Published online by Cambridge University Press: 26 October 2023
The cultural production of the urban landscape is a complex and contradictory phenomenon as the city provides channels of interaction that affect socio-economic, political and cultural structures of society. The complex and multilayered ecology that defines the city space invites an interdisciplinary approach to its analysis. The field of urban studies has embraced this interdisciplinary perspective by bridging the social sciences with contributions from fields such as literature, history, philosophy and the like.
Humanities-based investigations bolster a deep understanding of the ways urban life shapes notions of community and identity. On the one hand, the city has always been a special object of representation in literature and the arts; on the other, these representations are key to understanding the significance of urban architecture beyond its materiality. Encoded in it are ideas, ideologies, as well as political and economic worldviews. Yet these are not presented in abstract form, but as concrete buildings and monuments, streets and squares that are themselves forms of representations. The city has a symbolic and material nature, each based on and affected by the other; its complexity cannot be captured within one single discipline.

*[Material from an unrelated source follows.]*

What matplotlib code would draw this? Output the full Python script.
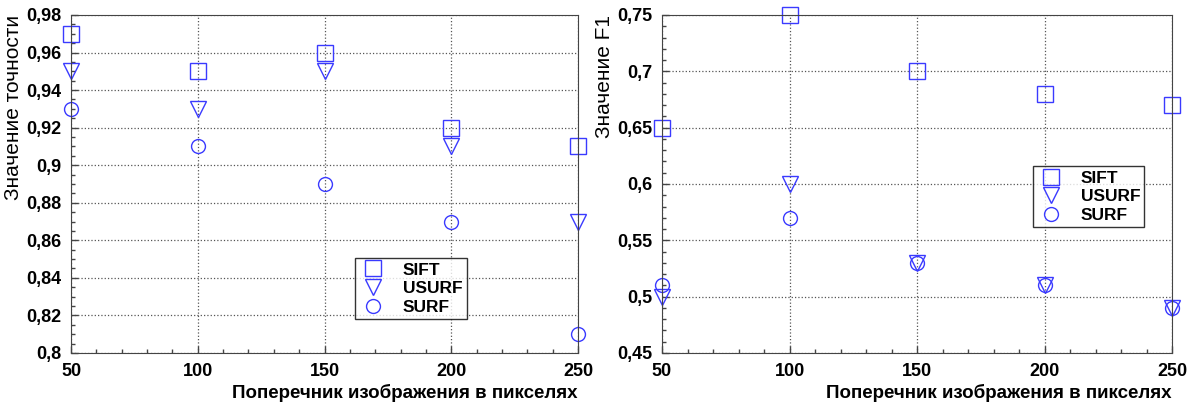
import numpy as np
import matplotlib.pyplot as plt
from matplotlib.ticker import MultipleLocator, FuncFormatter

plt.rcParams['font.family'] = ['Liberation Sans', 'DejaVu Sans']
plt.rcParams['font.weight'] = 'bold'

sizes = [50, 100, 150, 200, 250]

# точность
acc_sift = [0.97, 0.95, 0.96, 0.92, 0.91]
acc_usurf = [0.95, 0.93, 0.95, 0.91, 0.87]
acc_surf = [0.93, 0.91, 0.89, 0.87, 0.81]

# F1
f1_sift = [0.65, 0.75, 0.70, 0.68, 0.67]
f1_usurf = [0.50, 0.60, 0.53, 0.51, 0.49]
f1_surf = [0.51, 0.57, 0.53, 0.51, 0.49]

blue = '#3a3aff'


def comma_fmt(v, pos):
    s = ('%.2f' % v).rstrip('0').rstrip('.')
    return s.replace('.', ',')


def draw(ax, sift, usurf, surf, ylim, ymajor, yminor, ylabel, legend_pos):
    ms = 11
    ax.plot(sizes, sift, 's', ms=ms, mfc='none', mec=blue, mew=1, label='SIFT', clip_on=False)
    ax.plot(sizes, usurf, 'v', ms=ms, mfc='none', mec=blue, mew=1, label='USURF', clip_on=False)
    ax.plot(sizes, surf, 'o', ms=ms - 1, mfc='none', mec=blue, mew=1, label='SURF', clip_on=False)
    ax.set_xlim(50, 250)
    ax.set_ylim(*ylim)
    ax.xaxis.set_major_locator(MultipleLocator(50))
    ax.xaxis.set_minor_locator(MultipleLocator(10))
    ax.yaxis.set_major_locator(MultipleLocator(ymajor))
    ax.yaxis.set_minor_locator(MultipleLocator(yminor))
    ax.yaxis.set_major_formatter(FuncFormatter(comma_fmt))
    ax.tick_params(which='both', direction='in', labelsize=13, width=1, color='#444444')
    ax.tick_params(which='major', length=5, pad=7)
    ax.tick_params(which='minor', length=3)
    ax.grid(True, which='major', linestyle=':', color='#555555', linewidth=0.9)
    for sp in ax.spines.values():
        sp.set_color('#444444')
    ax.set_xlabel('Поперечник изображения в пикселях', fontsize=13.5, fontweight='bold',
                  labelpad=3, loc='right')
    ax.set_ylabel(ylabel, fontsize=15, fontweight='normal', labelpad=2, loc='top')
    leg = ax.legend(loc='upper left', bbox_to_anchor=legend_pos, prop={'weight': 'bold', 'size': 12.5},
                    frameon=True, fancybox=False, edgecolor='black', handletextpad=0.9,
                    borderpad=0.25, labelspacing=0.2, handlelength=1.6, borderaxespad=0)
    leg.get_frame().set_linewidth(1)


fig = plt.figure(figsize=(11.93, 4.03), dpi=100)
ax1 = fig.add_axes([71 / 1193, 1 - 353 / 403, 507 / 1193, 338 / 403])
ax2 = fig.add_axes([662 / 1193, 1 - 353 / 403, 510 / 1193, 338 / 403])

draw(ax1, acc_sift, acc_usurf, acc_surf, (0.8, 0.98), 0.02, 0.005, 'Значение точности',
     (0.56, 0.281))
draw(ax2, f1_sift, f1_usurf, f1_surf, (0.45, 0.75), 0.05, 0.01, 'Значение F1',
     (0.727, 0.553))

fig.savefig('out.png', dpi=100)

In his seminal work, The Production of Space, Henri Lefebvre talks about “the space of social practice, the space occupied by sensory phenomena, including products of the imagination such as projects and projections, symbols and utopias.’” Joe Moran, applying Lefebvre’s view of the urban space, affirms that:
Cities are clearly material entities, products of some of the traditional concerns of geography such as labour, land and capital, but they are also textualized. In a sense, the city can only ever be understood textually, because it is far too complicated and labyrinthine to be encapsulated in its material totality: we only ever have access to a selective interpretation of it. In this volume we approach the city as a textual representation, or better yet as a plurality of textual representations. We aim to capture the multifaceted identity of the city, physical and symbolic, so as to acknowledge its cultural and anthropological nature.